Its very difficult to answer with a text description alone. Can you post a packaged workbook example and provide some mockups of what you'd like to have as an end result? You can mock up an example using the Superstore Sales data that ships with Tableau, and post screenshots to communicate what you would like to do with the data. Alternatively, you can randomize a subset of your actual records in Excel (or your preferred data source), and use that as the basis for your sample packaged workbook for the Forums.
I think I know what you're after, but without an example and visuals its very difficult to know, and I'd just be guessing if I started replying with things to try. Its much easier to help with an example, and a clear description of what you're trying to accomplish (visual mockups of the expected result are very helpful).

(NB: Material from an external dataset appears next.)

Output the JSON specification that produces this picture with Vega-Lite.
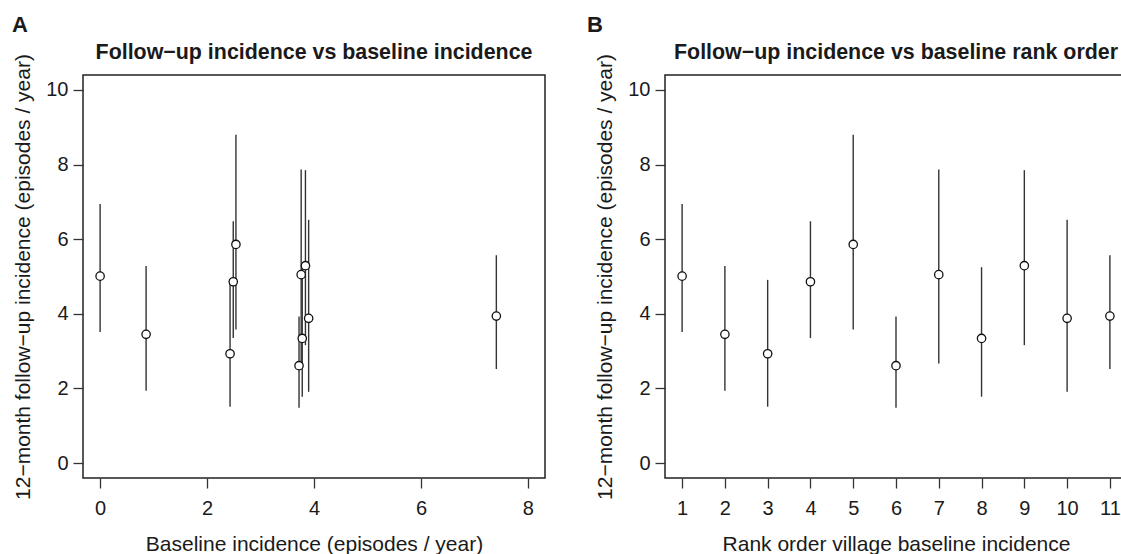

It wounds like you will need to use some sort of Table Calculation like WINDOW_MIN to evaluate the minimum across several dimensions. But its very difficult to explain how you might do this without having an example to interact with and use as the basis for our demonstration.
I was able to actually nest this calculation a few times:
IF NOT ISNULL([Hard Close Date])
AND NOT ISNULL([MIN 3])
THEN MIN([MIN 3],[Hard Close Date])
ELSE IFNULL([Hard Close Date],[MIN 3])
to get what I needed, although there must be an easier, more efficient way to do this.
For each of the two dates used I named them MIN 1, MIN 2, MIN 3, and then solved date to find the final earliest date of them all.
I was having issues as well due to some of them being null, so the result when finding the MIN with two expressions would yield null.